Mister whatever he wants
Dal green pass al rapporto con i partiti. Perché il futuro di Draghi dipenderà da ciò che vorrà fare lui
La decisione da parte del Consiglio dei ministri di estendere l’obbligo del green pass a tutti i lavoratori pubblici e privati (sia lodato il cielo) proietta il governo Draghi verso una nuova stagione sintetizzata da un’espressione destinata a prendere il posto del famoso whatever it takes: whatever he wants. Nel giro di sei mesi, Draghi è passato dalla fase insindacabile del fare tutto ciò che era necessario per salvare l’Italia dalle conseguenze della pandemia (vaccini, ristori, tamponi, recovery) a una fase più ambiziosa all’interno della quale anche le scelte sindacabili del presidente del Consiglio si trasformano in scelte non sindacabili.
La decisione di ampliare in modo considerevole l’uso del green pass (a partire da metà ottobre) è l’ultimo di una serie di provvedimenti importanti che il governo ha scelto di adottare anche a costo di non avere l’unanimità della maggioranza. Il whatever he wants di Draghi – la capacità cioè del premier di esercitare i suoi pieni poteri, ops, con il benestare di quasi tutto il Parlamento – non nasce solo dalla capacità del premier di utilizzare la sua autorevolezza nei confronti dei leader dei vari partiti e dei vari sindacati (Salvini e Landini: che coppia!) ma nasce anche dalla miscela di alcuni elementi che meritano di essere passati in rassegna e che sono anche all’origine di una dinamicità della maggioranza dopo la pausa estiva (la legge sulla concorrenza è in dirittura d’arrivo, la delega fiscale si farà entro l’autunno, la riforma del catasto sembra finalmente possibile, sulla cessione di Mps il governo non ha fatto passi indietro e anche su Alitalia Draghi non sembra avere intenzione di farsi dettare l’agenda dai sindacati) sulla quale in pochi avrebbero scommesso vista la vicinanza con le amministrative e l’imminente cambio di guardia al Quirinale. Il primo elemento riguarda un metodo interessante che è quello della depoliticizzazione dei conflitti e una caratteristica dei primi mesi del governo Draghi è stata certamente quella di aver trasformato diverse scelte potenzialmente divisive in scelte di buonsenso: se non si fa come dico io non si fa un dispetto al governo ma si fa un dispetto al paese. La depoliticizzazione dei conflitti (secondo elemento) deriva a sua volta dal modo in cui Draghi ha utilizzato almeno finora la parola concertazione e in questo senso un’altra caratteristica da studiare è la trasformazione della concertazione non più in un semplice fine (decisione uguale mediazione) ma in un mezzo utile ad arrivare a una decisione chiara (si ascolta tutti ma poi si decide da soli).

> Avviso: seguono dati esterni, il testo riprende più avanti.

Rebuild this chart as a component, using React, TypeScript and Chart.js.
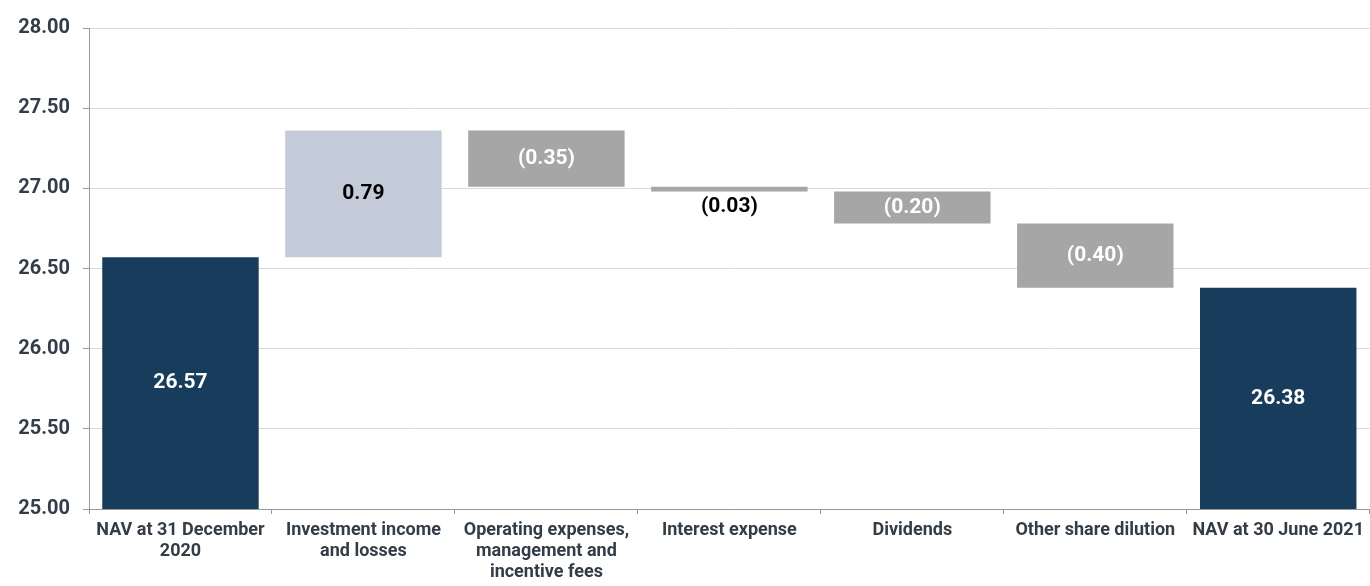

Il terzo elemento riguarda l’abilità con cui i partiti che si trovano al governo sono riusciti a battagliare tra loro concentrandosi tutto sommato più sull’agenda parlamentare che sull’agenda di governo (per non parlare troppo di semplificazioni, il Pd è tornato a parlare di diritti; per non parlare troppo di green pass la Lega si è messa a parlare di rave). Ma accanto a questo elemento occorre aggiungerne un ultimo altrettanto interessante che riguarda un piccolo miracolo del governo Draghi: l’efficienza dei suoi ministri politici. La regola non vale per tutti, ovviamente, ma i ministri hanno chiare due cose. Da un lato, sanno che la loro vicinanza a Draghi può essere utile anche per regolare alcuni conti nei propri partiti. Dall’altro lato, sapendo che l’attuale inquilino di Palazzo Chigi potrebbe finire un giorno al Quirinale, i ministri fanno tutto ciò che è necessario fare per mostrare a Draghi il proprio X-factor (visto mai un giorno dovesse servire un altro presidente del Consiglio). Il passaggio dal whatever it takes al whatever he wants in fondo è tutto qui. E se il whatever he wants dovesse continuare a funzionare non è difficile immaginare che il futuro di Draghi dipenderà più che dal Parlamento da quello che vorrà fare lui.